::: Supplied material
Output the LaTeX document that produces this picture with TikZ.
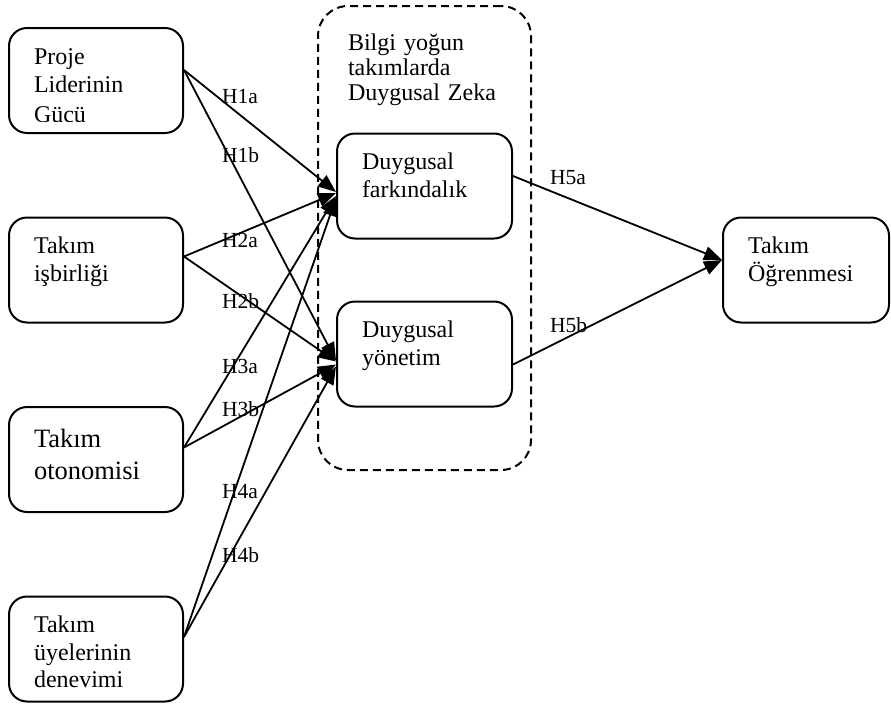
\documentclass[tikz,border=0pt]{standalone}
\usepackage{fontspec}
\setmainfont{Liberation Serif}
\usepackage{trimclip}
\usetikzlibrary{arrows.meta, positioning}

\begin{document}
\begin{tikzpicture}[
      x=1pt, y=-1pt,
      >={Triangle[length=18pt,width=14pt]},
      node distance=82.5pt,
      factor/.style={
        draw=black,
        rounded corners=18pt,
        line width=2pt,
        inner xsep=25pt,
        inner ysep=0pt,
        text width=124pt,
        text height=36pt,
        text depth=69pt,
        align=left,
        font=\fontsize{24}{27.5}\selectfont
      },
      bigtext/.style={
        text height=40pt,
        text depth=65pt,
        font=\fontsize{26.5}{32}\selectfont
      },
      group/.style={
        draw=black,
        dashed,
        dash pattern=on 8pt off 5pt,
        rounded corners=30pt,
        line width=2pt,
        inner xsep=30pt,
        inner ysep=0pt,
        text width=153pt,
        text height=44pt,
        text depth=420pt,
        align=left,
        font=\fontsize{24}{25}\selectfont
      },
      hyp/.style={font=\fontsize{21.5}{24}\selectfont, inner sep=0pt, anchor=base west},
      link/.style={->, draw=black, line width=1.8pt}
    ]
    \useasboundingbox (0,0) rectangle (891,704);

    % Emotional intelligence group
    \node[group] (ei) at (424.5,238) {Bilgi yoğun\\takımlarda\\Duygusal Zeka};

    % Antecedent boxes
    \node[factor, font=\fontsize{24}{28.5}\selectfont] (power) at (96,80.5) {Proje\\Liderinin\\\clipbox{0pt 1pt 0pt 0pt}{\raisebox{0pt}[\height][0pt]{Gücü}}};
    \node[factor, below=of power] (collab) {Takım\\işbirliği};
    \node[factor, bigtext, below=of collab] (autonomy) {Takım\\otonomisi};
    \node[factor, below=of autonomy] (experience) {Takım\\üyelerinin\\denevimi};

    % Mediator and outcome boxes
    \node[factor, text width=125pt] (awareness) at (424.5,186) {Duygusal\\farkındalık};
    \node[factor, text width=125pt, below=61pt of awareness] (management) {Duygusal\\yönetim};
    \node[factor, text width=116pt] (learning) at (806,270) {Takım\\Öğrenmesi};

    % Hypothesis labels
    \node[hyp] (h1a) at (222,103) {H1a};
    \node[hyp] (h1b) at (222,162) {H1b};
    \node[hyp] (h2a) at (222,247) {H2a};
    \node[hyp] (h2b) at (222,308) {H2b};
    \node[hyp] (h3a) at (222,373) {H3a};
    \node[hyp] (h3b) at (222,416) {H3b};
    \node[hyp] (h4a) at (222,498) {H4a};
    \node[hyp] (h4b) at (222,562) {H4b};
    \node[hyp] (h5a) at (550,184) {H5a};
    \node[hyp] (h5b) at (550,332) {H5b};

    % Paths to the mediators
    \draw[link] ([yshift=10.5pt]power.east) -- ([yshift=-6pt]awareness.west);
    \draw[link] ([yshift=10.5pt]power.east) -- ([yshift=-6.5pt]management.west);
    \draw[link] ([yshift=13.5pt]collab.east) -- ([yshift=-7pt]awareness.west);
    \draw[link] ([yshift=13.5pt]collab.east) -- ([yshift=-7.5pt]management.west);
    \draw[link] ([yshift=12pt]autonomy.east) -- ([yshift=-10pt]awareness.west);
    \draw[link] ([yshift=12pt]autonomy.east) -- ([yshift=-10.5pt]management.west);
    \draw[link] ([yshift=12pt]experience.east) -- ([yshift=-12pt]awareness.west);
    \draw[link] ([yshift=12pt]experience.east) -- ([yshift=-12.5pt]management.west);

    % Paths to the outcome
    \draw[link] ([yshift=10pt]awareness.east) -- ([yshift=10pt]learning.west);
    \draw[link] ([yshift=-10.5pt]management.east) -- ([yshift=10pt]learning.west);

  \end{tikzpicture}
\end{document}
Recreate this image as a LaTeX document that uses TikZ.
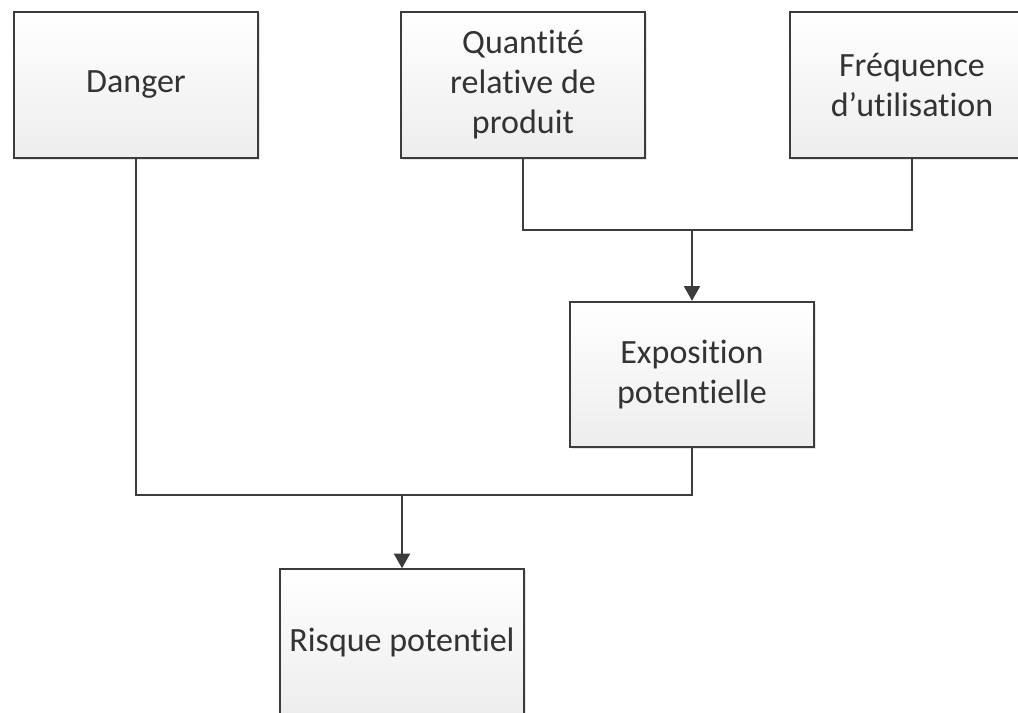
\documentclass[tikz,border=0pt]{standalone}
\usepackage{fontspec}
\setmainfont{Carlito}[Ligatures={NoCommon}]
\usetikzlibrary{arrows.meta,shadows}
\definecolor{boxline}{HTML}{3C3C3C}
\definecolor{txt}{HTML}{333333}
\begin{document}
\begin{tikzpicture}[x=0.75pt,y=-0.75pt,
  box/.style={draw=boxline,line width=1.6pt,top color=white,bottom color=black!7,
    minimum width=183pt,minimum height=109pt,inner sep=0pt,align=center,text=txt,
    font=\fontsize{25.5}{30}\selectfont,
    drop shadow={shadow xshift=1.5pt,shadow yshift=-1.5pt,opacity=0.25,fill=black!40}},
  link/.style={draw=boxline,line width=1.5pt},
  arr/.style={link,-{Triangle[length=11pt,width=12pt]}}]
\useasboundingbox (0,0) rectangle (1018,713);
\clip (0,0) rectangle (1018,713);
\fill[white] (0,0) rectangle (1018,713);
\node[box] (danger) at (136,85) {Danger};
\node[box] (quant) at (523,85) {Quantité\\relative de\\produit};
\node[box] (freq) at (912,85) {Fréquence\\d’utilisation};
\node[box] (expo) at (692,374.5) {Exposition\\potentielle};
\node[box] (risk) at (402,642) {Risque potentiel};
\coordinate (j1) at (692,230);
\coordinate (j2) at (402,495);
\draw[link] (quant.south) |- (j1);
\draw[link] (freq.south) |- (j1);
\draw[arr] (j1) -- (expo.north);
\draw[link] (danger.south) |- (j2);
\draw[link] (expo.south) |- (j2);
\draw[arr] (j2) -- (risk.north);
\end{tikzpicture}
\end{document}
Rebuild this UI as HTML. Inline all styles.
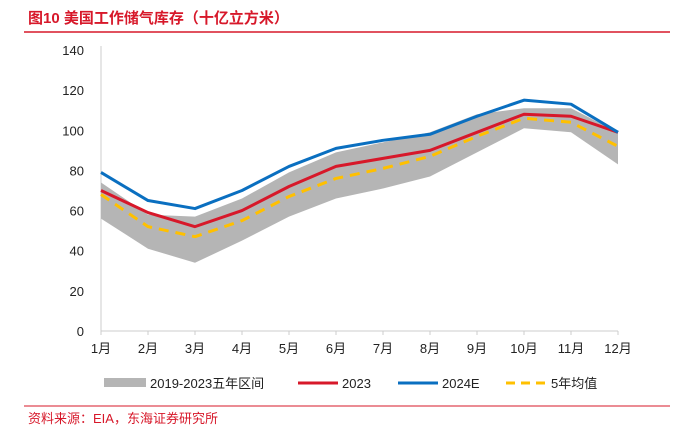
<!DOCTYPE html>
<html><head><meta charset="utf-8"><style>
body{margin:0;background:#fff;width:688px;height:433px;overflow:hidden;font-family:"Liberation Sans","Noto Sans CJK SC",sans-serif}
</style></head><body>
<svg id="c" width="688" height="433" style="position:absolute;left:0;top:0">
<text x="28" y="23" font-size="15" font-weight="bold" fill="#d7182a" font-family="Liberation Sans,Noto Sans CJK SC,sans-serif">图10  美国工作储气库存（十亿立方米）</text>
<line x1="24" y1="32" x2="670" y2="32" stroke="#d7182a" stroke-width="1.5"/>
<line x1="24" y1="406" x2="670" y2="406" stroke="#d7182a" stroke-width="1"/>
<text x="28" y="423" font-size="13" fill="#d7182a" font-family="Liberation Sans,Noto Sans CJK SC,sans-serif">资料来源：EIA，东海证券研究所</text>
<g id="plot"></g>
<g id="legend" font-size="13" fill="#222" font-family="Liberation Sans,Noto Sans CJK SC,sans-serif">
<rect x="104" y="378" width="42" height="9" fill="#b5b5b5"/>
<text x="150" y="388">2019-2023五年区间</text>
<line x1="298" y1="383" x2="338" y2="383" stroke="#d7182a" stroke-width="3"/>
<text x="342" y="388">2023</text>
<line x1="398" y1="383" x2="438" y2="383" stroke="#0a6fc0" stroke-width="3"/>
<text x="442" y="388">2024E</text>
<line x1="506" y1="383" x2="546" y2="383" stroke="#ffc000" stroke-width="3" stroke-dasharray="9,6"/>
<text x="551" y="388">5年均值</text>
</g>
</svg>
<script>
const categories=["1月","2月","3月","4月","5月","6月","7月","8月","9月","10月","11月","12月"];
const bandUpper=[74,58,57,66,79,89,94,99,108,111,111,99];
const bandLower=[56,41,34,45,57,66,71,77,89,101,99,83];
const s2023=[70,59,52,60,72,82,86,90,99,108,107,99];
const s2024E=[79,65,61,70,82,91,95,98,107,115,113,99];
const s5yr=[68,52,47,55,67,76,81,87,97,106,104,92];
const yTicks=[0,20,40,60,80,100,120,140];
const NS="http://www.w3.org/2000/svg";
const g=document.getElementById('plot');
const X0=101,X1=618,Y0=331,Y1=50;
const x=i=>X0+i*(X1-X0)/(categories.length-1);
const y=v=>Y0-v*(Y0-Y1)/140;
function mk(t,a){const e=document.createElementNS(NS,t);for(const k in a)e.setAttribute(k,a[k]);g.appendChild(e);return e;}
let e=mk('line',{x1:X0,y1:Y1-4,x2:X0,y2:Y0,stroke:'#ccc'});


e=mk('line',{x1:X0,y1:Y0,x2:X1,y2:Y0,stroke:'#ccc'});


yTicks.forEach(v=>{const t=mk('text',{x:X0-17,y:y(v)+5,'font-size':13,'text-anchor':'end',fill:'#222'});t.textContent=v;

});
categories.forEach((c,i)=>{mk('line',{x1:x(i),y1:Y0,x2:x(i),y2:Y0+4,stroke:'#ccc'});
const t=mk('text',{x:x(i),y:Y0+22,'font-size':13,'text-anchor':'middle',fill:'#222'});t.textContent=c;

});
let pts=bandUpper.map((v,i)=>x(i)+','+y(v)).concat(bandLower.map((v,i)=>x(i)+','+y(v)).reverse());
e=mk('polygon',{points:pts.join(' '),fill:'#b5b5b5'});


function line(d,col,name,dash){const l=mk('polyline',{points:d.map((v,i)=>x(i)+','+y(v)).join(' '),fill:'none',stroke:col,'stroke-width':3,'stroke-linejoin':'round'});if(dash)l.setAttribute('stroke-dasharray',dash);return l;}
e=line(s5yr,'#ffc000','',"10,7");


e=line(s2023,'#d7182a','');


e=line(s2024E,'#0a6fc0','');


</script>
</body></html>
::::::
Stated task:
From the opening line of the entries above to the line containing "(ei) at (424.5,238)", please transcribe each line exactly, skipping every picture.

Final result:
Output the LaTeX document that produces this picture with TikZ.
\documentclass[tikz,border=0pt]{standalone}
\usepackage{fontspec}
\setmainfont{Liberation Serif}
\usepackage{trimclip}
\usetikzlibrary{arrows.meta, positioning}

\begin{document}
\begin{tikzpicture}[
      x=1pt, y=-1pt,
      >={Triangle[length=18pt,width=14pt]},
      node distance=82.5pt,
      factor/.style={
        draw=black,
        rounded corners=18pt,
        line width=2pt,
        inner xsep=25pt,
        inner ysep=0pt,
        text width=124pt,
        text height=36pt,
        text depth=69pt,
        align=left,
        font=\fontsize{24}{27.5}\selectfont
      },
      bigtext/.style={
        text height=40pt,
        text depth=65pt,
        font=\fontsize{26.5}{32}\selectfont
      },
      group/.style={
        draw=black,
        dashed,
        dash pattern=on 8pt off 5pt,
        rounded corners=30pt,
        line width=2pt,
        inner xsep=30pt,
        inner ysep=0pt,
        text width=153pt,
        text height=44pt,
        text depth=420pt,
        align=left,
        font=\fontsize{24}{25}\selectfont
      },
      hyp/.style={font=\fontsize{21.5}{24}\selectfont, inner sep=0pt, anchor=base west},
      link/.style={->, draw=black, line width=1.8pt}
    ]
    \useasboundingbox (0,0) rectangle (891,704);

    % Emotional intelligence group
    \node[group] (ei) at (424.5,238) {Bilgi yoğun\\takımlarda\\Duygusal Zeka};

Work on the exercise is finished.